The great player despises defeat and so he amputates all thought of quitting from his mind. This is what separates him from us, his will, his ability to continue. I partially understand this greatness only because I don't have it. 

Nadal routinely hunts down balls I wouldn't even contemplate chasing. Of course, only when you chase balls can you sometimes get there. We see that every weekend in football. Ah, the kid's crazy, let the ball go, no way can he get to it, damn he did, jeez what a cross... GOAL. 

Anyway, at 2-4 and wilting, for no reason, I wondered: What would Nadal do?

Of course, he would fight. He'd push through tiredness, past pain, over irritation into that beautiful place where effort takes us. A feeling of reward, of having tried. 

So, through one deuce, two, four, six, I keep muttering to myself, "give effort", like a mantra I've just bought off an athletic holy man. I begin to feel better, more purposeful, as if I'm on a mission here, to see if I can be another person, a better competitor, just for a while. It's not perfect, some points I still serve underarm because of lethargy, but I keep feeding my brain with positivity.

Later, I tell a friend, Sharda Ugra, about this. She's India's finest sportswriter and a born-again jogger, and she understands. When her feet begin to complain on morning runs, she chides herself: "Hey, whiner, Gebrselassie won a gold medal at the Olympics running with bleeding blisters on his feet, so what the hell are you complaining about?"

Maybe we all sometimes call out for help from a distant champion in times of stress. Maybe for fleeting minutes, on a court, during a run, we can imitate them and become someone else, a better version of ourselves. Maybe it's when we understand there's a potential in us we don't explore sufficiently. 

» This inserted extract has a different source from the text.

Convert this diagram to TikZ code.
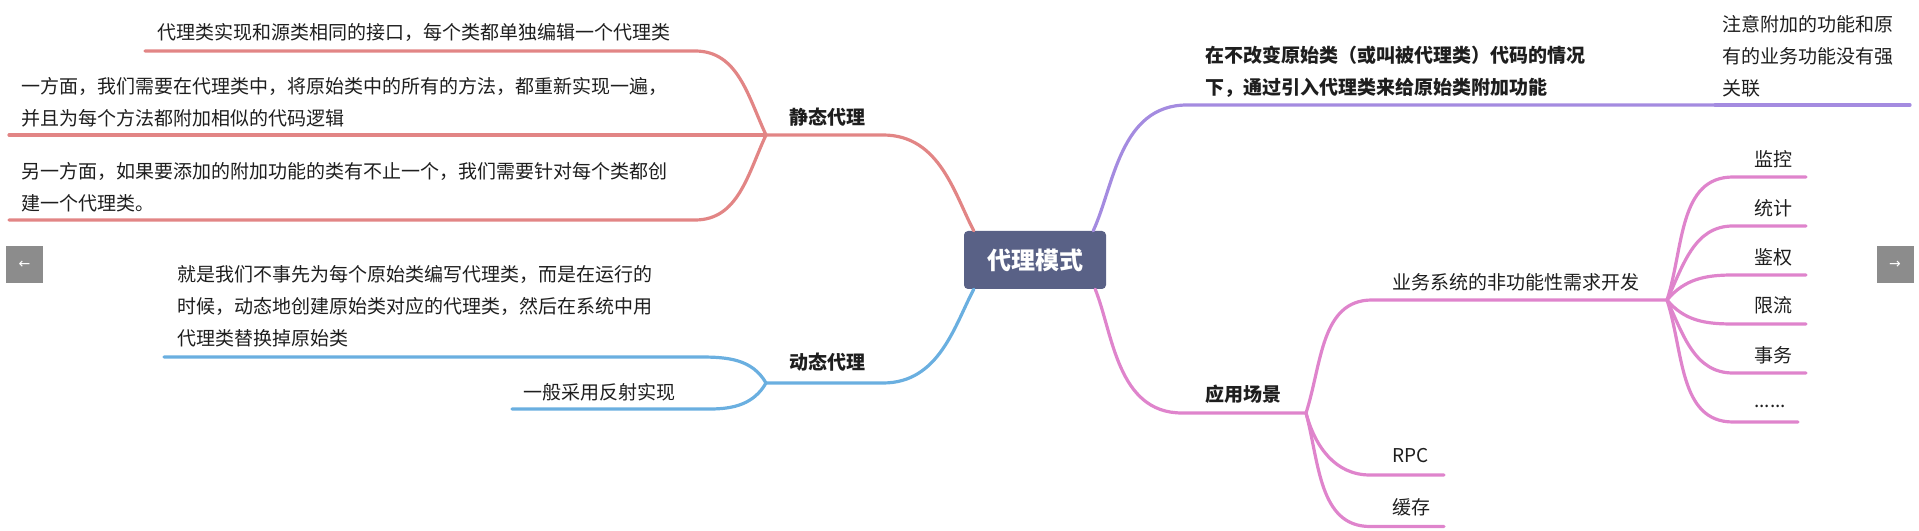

I pushed that evening, I also won, but really, at the risk of death by cliche, the victory lay in just the pushing. Sport is mental, I write that every week, but here was a demonstration of it. 

Later that night, despite a hurting knee, Nadal still took Andy Murray to three sets in the Rotterdam final. He kept pushing. I wondered, when he's in pain, who does he think of?